Born December 3, 1955. Education: Trinity College, 1974-81 (honors with distinction, 1978), Ph.D., 1981.

ADDRESSES:

Office—Department of Mathematics, Meston Bldg., King's College, University of Aberdeen, Aberdeen AB24 3UE, Scotland.

CAREER:

Yale University, New Haven, CT, Gibbs instructor, 1982-84; Northwestern University, Evanston, IL, assistant professor, 1984-86; University of Oxford, Oxford, England, lecturer and fellow of Wolfson College, 1986-93; University of Georgia, Athens, visiting associate professor, 1993-94, professor, 1994-2000, distinguished research professor, 2000-05; University of Aberdeen, Aberdeen, Scotland, Sixth Century Chair of pure mathematics, 2005—. Visiting professorships, including the University of Minnesota, Minneapolis, 1991; Bernoulli Centre, Lausanne, Switzerland, 2005; and Paderborn University, Germany, 2005-08. Also Arhus Universitet, Denmark Royal Society exchange fellow, 1981-82.

AWARDS, HONORS:

Yeats Mathematics Essay Prize, Trinity College, Cambridge, 1977; Raleigh Prize, Trinity College, Cambridge, 1980; Junior Whitehead Prize, London Mathematical Society, 1993; Creative Research Medal, University of Georgia, 1998; Sandy Beaver Teaching Award, University of Georgia, 2003; Creative Research Award, University of Georgia, 2004; Humboldt Research Award for Senior U.S. Scientists, Germany, 2004; Simons Professorship for the MSRI representation theory program, 2008. Recipient of grants, including grants from the National Science Foundation.

WRITINGS:

(As D.J. Benson) Representations and Cohomology, Volume 1: Basic Representation Theory of Finite Groups and Associative Algebras, and Volume 2: Cohomology of Groups and Modules, Cambridge University Press (New York, NY), 1991.
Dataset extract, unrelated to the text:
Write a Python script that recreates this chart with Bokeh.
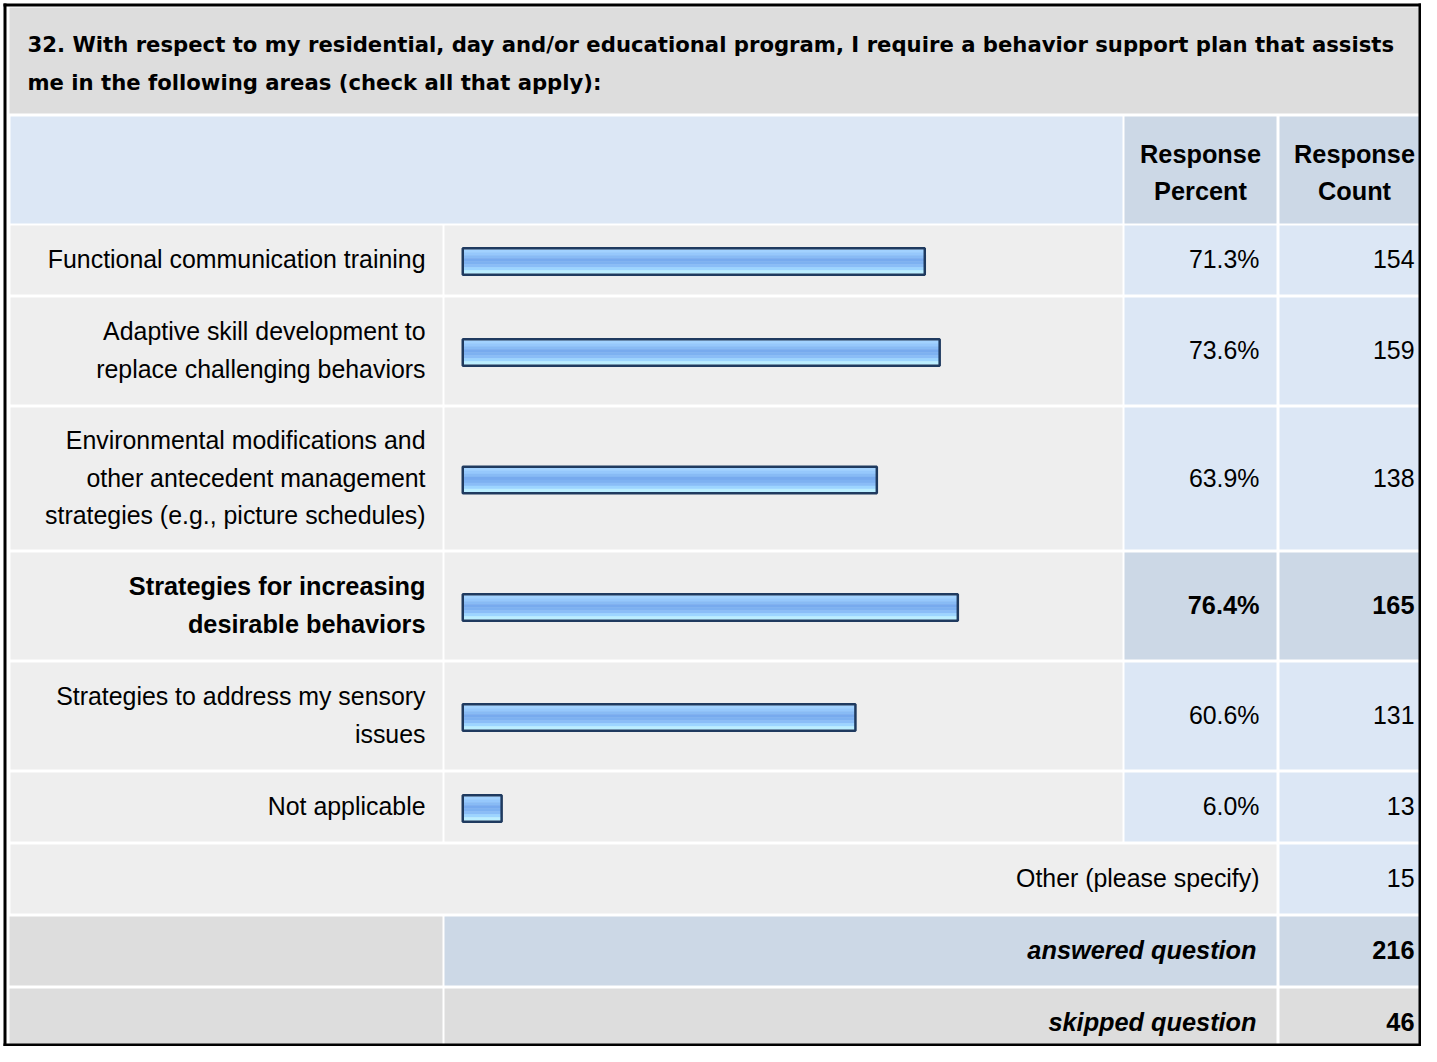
from bokeh.plotting import figure
from bokeh.models import Range1d
from bokeh.core.properties import value
from bokeh.embed import file_html
from bokeh.resources import INLINE

# ---------------- data ----------------
title_lines = [
    "32. With respect to my residential, day and/or educational program, I require a behavior support plan that assists",
    "me in the following areas (check all that apply):",
]
header_pct = ["Response", "Percent"]
header_cnt = ["Response", "Count"]
categories = [
    "Functional communication training",
    "Adaptive skill development to\nreplace challenging behaviors",
    "Environmental modifications and\nother antecedent management\nstrategies (e.g., picture schedules)",
    "Strategies for increasing\ndesirable behaviors",
    "Strategies to address my sensory\nissues",
    "Not applicable",
]
percents = [71.3, 73.6, 63.9, 76.4, 60.6, 6.0]
counts = [154, 159, 138, 165, 131, 13]
other_label = "Other (please specify)"
other_count = 15
answered_label = "answered question"
answered_count = 216
skipped_label = "skipped question"
skipped_count = 46

# ---------------- style / layout ----------------
FONT = "Liberation Sans"
TFONT = "DejaVu Sans"
FS = "24.9px"
BFS = "25.3px"
TFS = "21.2px"
C_GRAY = "#DDDDDD"
C_LIGHT = "#EEEEEE"
C_BLUE = "#DCE7F5"
C_BLUE2 = "#CCD8E6"
C_BORDER = "#1F3A5F"
BAND_COLORS = ["#A2D2FF", "#96C8FC", "#88BBF5", "#77AAEE",
               "#7DB1F1", "#8ABDF7", "#9DD5FF", "#BBEEFF"]

W, H = 1421, 1046
BAR_X0 = 462.25      # screen x of 0 %
BAR_SCALE = 6.48     # px per percent

COL_L = (10, 442)
COL_B = (444, 1122)
COL_P = (1124, 1276)
COL_C = (1279, 1431)
ROW_H = {1: 69, 2: 107, 3: 142}
GAP = 3
LINE_SP = 37.5

p = figure(width=W, height=H,
           x_range=Range1d(0, W), y_range=Range1d(H, 0),
           output_backend="svg", toolbar_location=None, min_border=0,
           x_axis_location=None, y_axis_location=None)
p.extra_x_ranges = {"pct": Range1d((0 - BAR_X0) / BAR_SCALE,
                                   (W - BAR_X0) / BAR_SCALE)}
p.grid.visible = False
p.outline_line_color = None
p.background_fill_color = "white"
p.border_fill_color = "white"

qL, qR, qT, qB, qC = [], [], [], [], []


def cell(l, r, t, b, c):
    qL.append(l); qR.append(r); qT.append(t); qB.append(b); qC.append(c)


tx, ty, tt, tal, tsty = [], [], [], [], []


def txt(x, y, s, align="right", style="normal"):
    tx.append(x); ty.append(y); tt.append(s); tal.append(align); tsty.append(style)


# title + header
cell(9, 1431, 7, 113, C_GRAY)
cell(COL_L[0], COL_B[1], 116, 223, C_BLUE)
cell(COL_P[0], COL_P[1], 116, 223, C_BLUE2)
cell(COL_C[0], COL_C[1], 116, 223, C_BLUE2)
for i, s in enumerate(header_pct):
    txt((COL_P[0] + COL_P[1]) / 2, 153 + i * LINE_SP, s, "center", "bold")
for i, s in enumerate(header_cnt):
    txt((COL_C[0] + COL_C[1]) / 2 - 1, 153 + i * LINE_SP, s, "center", "bold")

# data rows
hi = percents.index(max(percents))
y = 225
centers = []
for i, cat in enumerate(categories):
    lines = cat.split("\n")
    h = ROW_H[len(lines)]
    top, bot = y, y + h
    cy = (top + bot) / 2
    centers.append(cy)
    vc = C_BLUE2 if i == hi else C_BLUE
    st = "bold" if i == hi else "normal"
    cell(COL_L[0], COL_L[1], top, bot, C_LIGHT)
    cell(COL_B[0], COL_B[1], top, bot, C_LIGHT)
    cell(COL_P[0], COL_P[1], top, bot, vc)
    cell(COL_C[0], COL_C[1], top, bot, vc)
    n = len(lines)
    for k, s in enumerate(lines):
        txt(425, cy - 1 + (k - (n - 1) / 2) * LINE_SP, s, "right", st)
    txt(1259, cy - 1, f"{percents[i]:.1f}%", "right", st)
    txt(1414, cy - 1, str(counts[i]), "right", st)
    y = bot + GAP

# other row
top, bot = y, y + ROW_H[1]
cell(COL_L[0], COL_P[1], top, bot, C_LIGHT)
cell(COL_C[0], COL_C[1], top, bot, C_BLUE)
txt(1259, (top + bot) / 2 - 1, other_label)
txt(1414, (top + bot) / 2 - 1, str(other_count))
y = bot + GAP

# answered row
top, bot = y, y + ROW_H[1]
cell(9, COL_L[1], top, bot, C_GRAY)
cell(COL_B[0], COL_P[1], top, bot, C_BLUE2)
cell(COL_C[0], COL_C[1], top, bot, C_BLUE2)
txt(1256, (top + bot) / 2 - 1, answered_label, "right", "bold italic")
txt(1414, (top + bot) / 2 - 1, str(answered_count), "right", "bold")
y = bot + GAP

# skipped row
top, bot = y, y + ROW_H[1]
cell(9, COL_L[1], top, bot, C_GRAY)
cell(COL_B[0], COL_P[1], top, bot, C_GRAY)
cell(COL_C[0], COL_C[1], top, bot, C_GRAY)
txt(1256, (top + bot) / 2 - 1, skipped_label, "right", "bold italic")
txt(1414, (top + bot) / 2 - 1, str(skipped_count), "right", "bold")

p.quad(left=qL, right=qR, top=qT, bottom=qB, fill_color=qC, line_color=None)

# bars (gradient bands + outline) through the percent scale
bar_c = [c + 1.5 for c in centers]
nb = len(BAND_COLORS)
bh = 24 / nb
for k, col in enumerate(BAND_COLORS):
    p.hbar(y=[c - 12 + bh * k + bh / 2 for c in bar_c], height=bh + 0.4,
           left=0, right=percents, fill_color=col, line_color=None,
           x_range_name="pct")
p.hbar(y=bar_c, height=26.5, left=0, right=percents, fill_color=None,
       line_color=C_BORDER, line_width=2.5, x_range_name="pct")

# title
p.text(x=[27] * len(title_lines), y=[44 + i * LINE_SP for i in range(len(title_lines))],
       text=title_lines, text_align="left", text_baseline="middle",
       text_font=value(TFONT), text_font_size=value(TFS),
       text_font_style="bold", text_color="#000000")

# other texts
for style in ["normal", "bold", "bold italic"]:
    for align in ["left", "right", "center"]:
        idx = [i for i in range(len(tt)) if tsty[i] == style and tal[i] == align]
        if not idx:
            continue
        p.text(x=[tx[i] for i in idx], y=[ty[i] for i in idx],
               text=[tt[i] for i in idx], text_align=align,
               text_baseline="middle", text_font=value(FONT),
               text_font_size=value(FS if style == "normal" else BFS),
               text_font_style=style, text_color="#000000")

# outer black frame
p.quad(left=[3, W - 3, 3, 3], right=[6, W, W, W],
       top=[3, 3, 3, H - 3], bottom=[H, H, 6, H],
       fill_color="#000000", line_color=None)

open("out.html", "w").write(file_html(p, INLINE))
(As D.J. Benson, with F.R. Cohen) Mapping Class Groups of Low Genus and Their Cohomology, American Mathematical Society (Providence, RI), 1991.

(As D.J. Benson) Polynomial Invariants of Finite Groups, Cambridge University Press (New York, NY), 1993.
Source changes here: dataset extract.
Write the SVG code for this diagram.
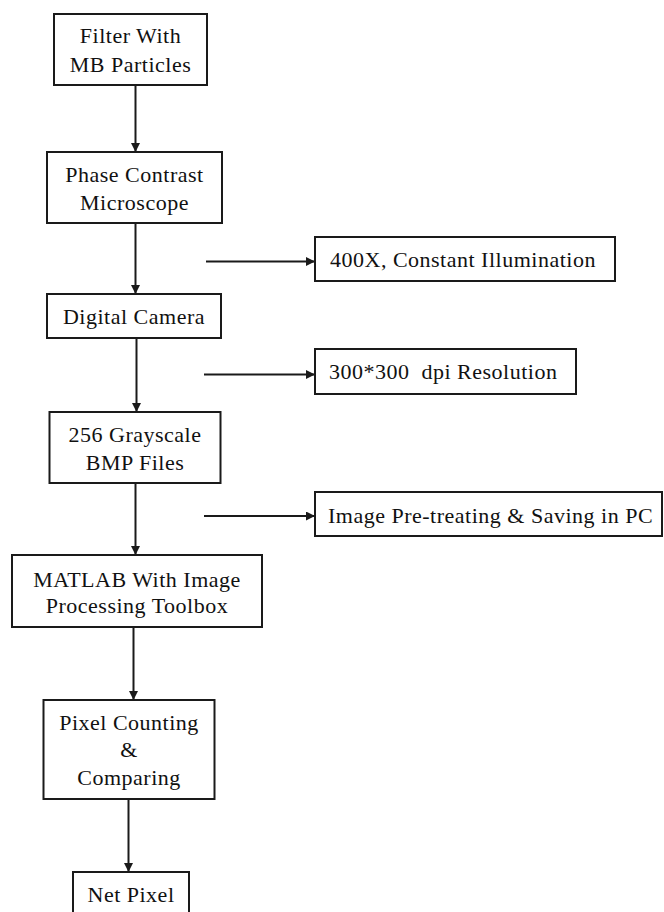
<svg xmlns="http://www.w3.org/2000/svg" width="664" height="912" viewBox="0 0 664 912">
<defs>
<style>
.box{fill:#fff;stroke:#1a1a1a;stroke-width:2}
.t{font-family:'Liberation Serif','DejaVu Serif',serif;font-size:22px;letter-spacing:0.5px;fill:#111}
.c{text-anchor:middle}
.ln{stroke:#1a1a1a;stroke-width:2;fill:none}
</style>
<marker id="ah" viewBox="0 0 10 10" refX="10" refY="5" markerWidth="9" markerHeight="9" markerUnits="userSpaceOnUse" orient="auto">
<path d="M0,0 L10,5 L0,10 Z" fill="#1a1a1a"/>
</marker>
</defs>
<rect width="664" height="912" fill="#fff"/>
<g id="connectors">
<line class="ln" x1="135.5" y1="85" x2="135.5" y2="152" marker-end="url(#ah)"/>
<line class="ln" x1="135.5" y1="223" x2="135.5" y2="294" marker-end="url(#ah)"/>
<line class="ln" x1="136.5" y1="338" x2="136.5" y2="412" marker-end="url(#ah)"/>
<line class="ln" x1="135.5" y1="483" x2="135.5" y2="555" marker-end="url(#ah)"/>
<line class="ln" x1="133.5" y1="627" x2="133.5" y2="700" marker-end="url(#ah)"/>
<line class="ln" x1="128.5" y1="799" x2="128.5" y2="872" marker-end="url(#ah)"/>
<line class="ln" x1="206" y1="261.5" x2="315" y2="261.5" marker-end="url(#ah)"/>
<line class="ln" x1="204" y1="374.5" x2="315" y2="374.5" marker-end="url(#ah)"/>
<line class="ln" x1="204" y1="516" x2="315" y2="516" marker-end="url(#ah)"/>
</g>
<g id="n1"><rect class="box" x="54" y="14" width="153" height="71"/>
<text class="t c" x="130.5" y="43">Filter With</text><text class="t c" x="130.5" y="72">MB Particles</text></g>
<g id="n2"><rect class="box" x="47" y="152" width="175" height="71"/>
<text class="t c" x="134.5" y="182">Phase Contrast</text><text class="t c" x="134.5" y="210">Microscope</text></g>
<g id="n3"><rect class="box" x="47" y="294" width="174" height="44"/>
<text class="t c" x="134" y="324">Digital Camera</text></g>
<g id="n4"><rect class="box" x="49.5" y="412" width="171" height="71"/>
<text class="t c" x="135" y="442">256 Grayscale</text><text class="t c" x="135" y="470">BMP Files</text></g>
<g id="n5"><rect class="box" x="12" y="555" width="250" height="72"/>
<text class="t c" x="137" y="587">MATLAB With Image</text><text class="t c" x="137" y="613">Processing Toolbox</text></g>
<g id="n6"><rect class="box" x="43.5" y="700" width="171" height="99"/>
<text class="t c" x="129" y="730">Pixel Counting</text><text class="t c" x="129" y="757">&amp;</text><text class="t c" x="129" y="785">Comparing</text></g>
<g id="n7"><rect class="box" x="73" y="872" width="116" height="50"/>
<text class="t c" x="131" y="902">Net Pixel</text></g>
<g id="s1"><rect class="box" x="315" y="237" width="300" height="44"/>
<text class="t" x="330" y="267">400X, Constant Illumination</text></g>
<g id="s2"><rect class="box" x="315" y="349" width="261" height="45"/>
<text class="t" x="329" y="379" xml:space="preserve">300*300  dpi Resolution</text></g>
<g id="s3"><rect class="box" x="315" y="492" width="347" height="44"/>
<text class="t" x="328" y="523">Image Pre-treating &amp; Saving in PC</text></g>
</svg>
Music: A Mathematical Offering, Cambridge University Press (New York, NY), 2007.

(As David J. Benson, with Stephen D. Smith) Classifying Spaces of Sporadic Groups, American Mathematical Society (Providence, RI), 2008.

Contributor to books, including Lecture Notes in Mathematics 190, Cambridge University Press, 1993. Contributor to periodicals, including Memoirs of the American Mathematical Society, Algebra 11, Journal of Algebra, Journal of Pure & Applied Algebra, Pure Math, Bulletin of the London Mathematical Society, Quarterly Journal of Mathematics, Topology, New York Journal of Mathematics, Bulletin of the American Mathematical Society, and Algebras and Representation Theory.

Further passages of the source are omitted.